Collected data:
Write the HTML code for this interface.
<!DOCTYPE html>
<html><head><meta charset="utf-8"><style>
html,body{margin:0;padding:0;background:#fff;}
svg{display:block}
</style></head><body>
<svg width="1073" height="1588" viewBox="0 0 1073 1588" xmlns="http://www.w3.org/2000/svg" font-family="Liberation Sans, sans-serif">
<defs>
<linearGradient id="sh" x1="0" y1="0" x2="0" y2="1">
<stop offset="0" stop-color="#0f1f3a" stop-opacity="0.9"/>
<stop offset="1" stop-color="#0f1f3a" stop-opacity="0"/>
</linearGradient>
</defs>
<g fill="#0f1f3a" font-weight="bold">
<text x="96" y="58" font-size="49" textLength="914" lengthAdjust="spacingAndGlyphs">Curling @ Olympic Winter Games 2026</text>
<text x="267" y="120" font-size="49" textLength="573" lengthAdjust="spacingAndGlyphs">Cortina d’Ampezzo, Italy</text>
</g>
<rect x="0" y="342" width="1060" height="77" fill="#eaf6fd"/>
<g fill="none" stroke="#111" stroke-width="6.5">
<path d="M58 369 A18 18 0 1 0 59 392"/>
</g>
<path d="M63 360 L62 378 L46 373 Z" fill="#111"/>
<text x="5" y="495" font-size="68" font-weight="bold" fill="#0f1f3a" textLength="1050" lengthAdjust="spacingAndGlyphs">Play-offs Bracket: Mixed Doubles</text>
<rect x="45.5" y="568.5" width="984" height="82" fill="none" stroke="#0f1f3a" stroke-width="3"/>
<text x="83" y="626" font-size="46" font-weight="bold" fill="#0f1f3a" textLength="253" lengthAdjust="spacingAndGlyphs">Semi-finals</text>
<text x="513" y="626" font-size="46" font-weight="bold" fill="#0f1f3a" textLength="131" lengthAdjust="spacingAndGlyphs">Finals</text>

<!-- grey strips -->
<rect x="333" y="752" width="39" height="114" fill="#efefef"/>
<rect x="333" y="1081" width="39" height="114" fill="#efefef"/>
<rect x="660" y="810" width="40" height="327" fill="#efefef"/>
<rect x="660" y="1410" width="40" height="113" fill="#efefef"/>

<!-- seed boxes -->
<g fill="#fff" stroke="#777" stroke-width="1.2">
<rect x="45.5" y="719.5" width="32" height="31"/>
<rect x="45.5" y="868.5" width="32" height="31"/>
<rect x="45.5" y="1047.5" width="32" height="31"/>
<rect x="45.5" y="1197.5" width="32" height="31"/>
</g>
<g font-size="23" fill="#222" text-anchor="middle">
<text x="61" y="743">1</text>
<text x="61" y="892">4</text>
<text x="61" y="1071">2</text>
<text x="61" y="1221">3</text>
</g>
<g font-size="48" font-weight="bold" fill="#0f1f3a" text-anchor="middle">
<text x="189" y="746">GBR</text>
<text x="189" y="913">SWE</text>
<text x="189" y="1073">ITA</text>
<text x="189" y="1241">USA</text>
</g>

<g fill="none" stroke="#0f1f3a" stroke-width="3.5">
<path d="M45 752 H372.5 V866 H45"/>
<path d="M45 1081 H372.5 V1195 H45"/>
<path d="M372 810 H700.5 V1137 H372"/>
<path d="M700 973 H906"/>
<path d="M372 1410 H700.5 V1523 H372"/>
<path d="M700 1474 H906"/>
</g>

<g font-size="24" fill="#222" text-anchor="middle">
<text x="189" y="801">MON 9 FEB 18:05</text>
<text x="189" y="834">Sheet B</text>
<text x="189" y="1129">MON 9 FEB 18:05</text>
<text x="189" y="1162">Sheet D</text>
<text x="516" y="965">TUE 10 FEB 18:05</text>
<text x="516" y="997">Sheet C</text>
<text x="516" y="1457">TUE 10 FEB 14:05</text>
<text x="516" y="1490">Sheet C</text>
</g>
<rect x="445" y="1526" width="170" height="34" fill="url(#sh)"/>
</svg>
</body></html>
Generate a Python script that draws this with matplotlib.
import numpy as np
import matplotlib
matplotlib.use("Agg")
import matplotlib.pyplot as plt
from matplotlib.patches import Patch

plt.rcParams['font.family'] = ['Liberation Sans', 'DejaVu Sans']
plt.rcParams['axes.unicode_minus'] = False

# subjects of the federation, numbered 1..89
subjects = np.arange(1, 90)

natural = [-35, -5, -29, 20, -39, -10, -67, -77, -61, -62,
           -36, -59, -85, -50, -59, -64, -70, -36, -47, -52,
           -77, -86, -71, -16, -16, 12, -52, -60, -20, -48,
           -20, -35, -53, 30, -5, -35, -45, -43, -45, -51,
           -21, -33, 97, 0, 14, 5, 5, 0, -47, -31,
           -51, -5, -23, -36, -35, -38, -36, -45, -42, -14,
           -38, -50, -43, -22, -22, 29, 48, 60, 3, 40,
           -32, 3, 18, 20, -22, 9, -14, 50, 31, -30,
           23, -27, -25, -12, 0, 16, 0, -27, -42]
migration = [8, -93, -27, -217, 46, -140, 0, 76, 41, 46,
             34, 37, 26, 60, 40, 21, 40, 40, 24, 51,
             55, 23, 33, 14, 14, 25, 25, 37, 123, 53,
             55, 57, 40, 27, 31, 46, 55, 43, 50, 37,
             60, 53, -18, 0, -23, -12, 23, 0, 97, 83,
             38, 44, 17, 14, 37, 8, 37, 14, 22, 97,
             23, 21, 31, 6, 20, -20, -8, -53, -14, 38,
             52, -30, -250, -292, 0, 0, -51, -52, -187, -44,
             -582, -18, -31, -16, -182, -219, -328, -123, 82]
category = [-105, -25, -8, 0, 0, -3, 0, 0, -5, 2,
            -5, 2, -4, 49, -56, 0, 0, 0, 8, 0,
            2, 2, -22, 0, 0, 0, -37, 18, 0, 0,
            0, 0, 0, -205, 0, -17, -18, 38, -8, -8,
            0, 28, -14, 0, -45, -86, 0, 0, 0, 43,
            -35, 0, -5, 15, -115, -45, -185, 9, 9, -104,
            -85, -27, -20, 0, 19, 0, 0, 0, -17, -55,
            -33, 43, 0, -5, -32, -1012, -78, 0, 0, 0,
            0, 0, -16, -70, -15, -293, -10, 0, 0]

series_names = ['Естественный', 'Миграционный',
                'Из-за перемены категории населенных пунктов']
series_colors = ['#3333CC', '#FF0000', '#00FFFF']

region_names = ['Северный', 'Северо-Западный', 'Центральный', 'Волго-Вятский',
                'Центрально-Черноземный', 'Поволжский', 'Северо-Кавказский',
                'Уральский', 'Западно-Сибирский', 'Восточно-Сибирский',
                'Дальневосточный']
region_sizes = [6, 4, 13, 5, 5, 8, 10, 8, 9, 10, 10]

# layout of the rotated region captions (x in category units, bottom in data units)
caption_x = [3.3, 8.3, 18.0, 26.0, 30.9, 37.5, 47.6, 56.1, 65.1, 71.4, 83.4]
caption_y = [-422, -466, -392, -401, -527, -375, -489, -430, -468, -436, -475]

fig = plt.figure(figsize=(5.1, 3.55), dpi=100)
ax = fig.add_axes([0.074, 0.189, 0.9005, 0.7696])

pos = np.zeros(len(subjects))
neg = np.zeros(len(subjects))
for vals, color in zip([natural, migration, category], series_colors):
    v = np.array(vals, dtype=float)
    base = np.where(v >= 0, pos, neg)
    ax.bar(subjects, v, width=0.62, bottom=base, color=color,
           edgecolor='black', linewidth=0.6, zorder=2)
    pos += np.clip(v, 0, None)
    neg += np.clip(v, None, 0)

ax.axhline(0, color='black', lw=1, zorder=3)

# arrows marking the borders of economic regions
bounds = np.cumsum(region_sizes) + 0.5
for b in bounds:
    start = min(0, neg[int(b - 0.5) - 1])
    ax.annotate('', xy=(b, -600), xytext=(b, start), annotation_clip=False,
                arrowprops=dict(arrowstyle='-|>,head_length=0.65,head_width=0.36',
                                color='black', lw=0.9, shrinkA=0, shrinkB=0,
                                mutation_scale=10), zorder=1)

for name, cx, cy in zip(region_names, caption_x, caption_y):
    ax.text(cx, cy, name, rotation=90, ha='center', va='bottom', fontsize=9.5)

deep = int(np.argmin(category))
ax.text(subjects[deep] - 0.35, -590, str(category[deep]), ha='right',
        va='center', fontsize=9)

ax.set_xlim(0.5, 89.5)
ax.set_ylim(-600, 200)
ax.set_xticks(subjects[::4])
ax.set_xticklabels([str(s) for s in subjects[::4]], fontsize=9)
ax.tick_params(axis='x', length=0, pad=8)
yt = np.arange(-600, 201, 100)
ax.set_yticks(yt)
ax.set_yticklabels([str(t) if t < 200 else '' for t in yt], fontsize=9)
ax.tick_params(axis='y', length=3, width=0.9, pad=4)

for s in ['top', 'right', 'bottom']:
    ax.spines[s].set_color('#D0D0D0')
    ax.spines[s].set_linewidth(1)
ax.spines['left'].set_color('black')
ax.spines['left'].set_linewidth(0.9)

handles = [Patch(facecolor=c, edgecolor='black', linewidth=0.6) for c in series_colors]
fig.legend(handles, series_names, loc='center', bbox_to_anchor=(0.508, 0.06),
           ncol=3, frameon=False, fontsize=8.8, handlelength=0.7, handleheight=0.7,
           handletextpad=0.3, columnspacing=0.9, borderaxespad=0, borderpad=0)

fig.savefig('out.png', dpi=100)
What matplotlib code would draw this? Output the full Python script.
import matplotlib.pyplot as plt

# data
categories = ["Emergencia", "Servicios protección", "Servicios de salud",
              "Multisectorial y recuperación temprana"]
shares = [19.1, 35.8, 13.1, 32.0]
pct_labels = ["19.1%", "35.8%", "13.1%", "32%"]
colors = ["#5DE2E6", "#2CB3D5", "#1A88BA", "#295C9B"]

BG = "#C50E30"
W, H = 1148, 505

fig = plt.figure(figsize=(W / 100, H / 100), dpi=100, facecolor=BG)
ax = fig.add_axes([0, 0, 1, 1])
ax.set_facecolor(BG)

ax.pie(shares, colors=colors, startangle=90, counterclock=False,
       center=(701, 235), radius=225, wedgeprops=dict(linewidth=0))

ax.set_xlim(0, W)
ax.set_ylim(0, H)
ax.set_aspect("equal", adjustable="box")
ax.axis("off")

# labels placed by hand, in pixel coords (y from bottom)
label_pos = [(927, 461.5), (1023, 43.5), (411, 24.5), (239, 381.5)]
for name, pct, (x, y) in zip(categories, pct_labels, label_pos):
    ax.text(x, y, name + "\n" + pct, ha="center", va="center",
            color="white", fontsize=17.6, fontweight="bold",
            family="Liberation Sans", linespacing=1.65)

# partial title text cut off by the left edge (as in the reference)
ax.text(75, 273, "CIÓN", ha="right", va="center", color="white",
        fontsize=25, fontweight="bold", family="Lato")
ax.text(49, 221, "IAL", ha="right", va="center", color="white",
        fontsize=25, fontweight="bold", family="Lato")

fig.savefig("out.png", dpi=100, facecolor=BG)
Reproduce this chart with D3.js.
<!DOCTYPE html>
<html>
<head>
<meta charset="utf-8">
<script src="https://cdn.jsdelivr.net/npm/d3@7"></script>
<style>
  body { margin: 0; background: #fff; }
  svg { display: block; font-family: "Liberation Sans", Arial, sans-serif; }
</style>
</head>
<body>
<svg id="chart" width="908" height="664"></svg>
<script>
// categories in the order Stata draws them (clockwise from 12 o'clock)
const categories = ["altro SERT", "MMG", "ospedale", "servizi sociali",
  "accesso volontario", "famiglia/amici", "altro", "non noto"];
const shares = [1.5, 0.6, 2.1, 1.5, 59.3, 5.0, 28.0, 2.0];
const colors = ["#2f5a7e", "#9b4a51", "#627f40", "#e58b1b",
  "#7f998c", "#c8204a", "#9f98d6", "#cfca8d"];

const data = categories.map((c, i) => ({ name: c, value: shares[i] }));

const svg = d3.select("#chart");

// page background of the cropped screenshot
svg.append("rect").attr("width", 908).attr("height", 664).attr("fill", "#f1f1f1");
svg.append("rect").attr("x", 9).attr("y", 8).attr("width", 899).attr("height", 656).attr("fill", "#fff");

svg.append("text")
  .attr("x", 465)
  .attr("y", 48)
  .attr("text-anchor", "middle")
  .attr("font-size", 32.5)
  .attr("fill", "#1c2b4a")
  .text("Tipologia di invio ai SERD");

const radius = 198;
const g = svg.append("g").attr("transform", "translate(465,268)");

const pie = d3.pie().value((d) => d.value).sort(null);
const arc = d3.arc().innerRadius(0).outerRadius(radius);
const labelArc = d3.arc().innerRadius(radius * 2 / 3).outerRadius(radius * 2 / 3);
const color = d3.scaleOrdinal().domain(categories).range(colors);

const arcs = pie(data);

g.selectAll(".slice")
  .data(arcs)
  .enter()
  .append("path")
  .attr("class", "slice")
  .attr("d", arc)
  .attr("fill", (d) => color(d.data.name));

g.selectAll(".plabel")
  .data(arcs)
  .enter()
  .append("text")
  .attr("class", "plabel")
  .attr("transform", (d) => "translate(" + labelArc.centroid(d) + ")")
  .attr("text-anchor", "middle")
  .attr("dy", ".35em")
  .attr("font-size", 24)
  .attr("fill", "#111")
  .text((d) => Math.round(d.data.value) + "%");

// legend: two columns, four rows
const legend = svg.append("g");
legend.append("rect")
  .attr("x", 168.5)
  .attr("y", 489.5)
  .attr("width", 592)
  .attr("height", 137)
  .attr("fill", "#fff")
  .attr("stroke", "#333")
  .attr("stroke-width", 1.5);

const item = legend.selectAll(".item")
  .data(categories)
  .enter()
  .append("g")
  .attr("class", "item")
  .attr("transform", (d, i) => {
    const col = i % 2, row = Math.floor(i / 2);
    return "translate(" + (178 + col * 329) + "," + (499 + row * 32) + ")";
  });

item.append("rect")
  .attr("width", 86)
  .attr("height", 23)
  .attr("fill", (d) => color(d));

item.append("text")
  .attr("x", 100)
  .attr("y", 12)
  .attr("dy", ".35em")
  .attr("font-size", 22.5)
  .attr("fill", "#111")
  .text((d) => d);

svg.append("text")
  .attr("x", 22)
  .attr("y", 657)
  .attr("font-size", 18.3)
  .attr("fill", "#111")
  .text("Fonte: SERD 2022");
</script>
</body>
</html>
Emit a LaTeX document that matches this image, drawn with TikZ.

* **Short task**
Filter the listing above for the string "this" and copy every matching line.

* **Written answer**
Write the HTML code for this interface.
Generate a Python script that draws this with matplotlib.
What matplotlib code would draw this? Output the full Python script.
Reproduce this chart with D3.js.
Emit a LaTeX document that matches this image, drawn with TikZ.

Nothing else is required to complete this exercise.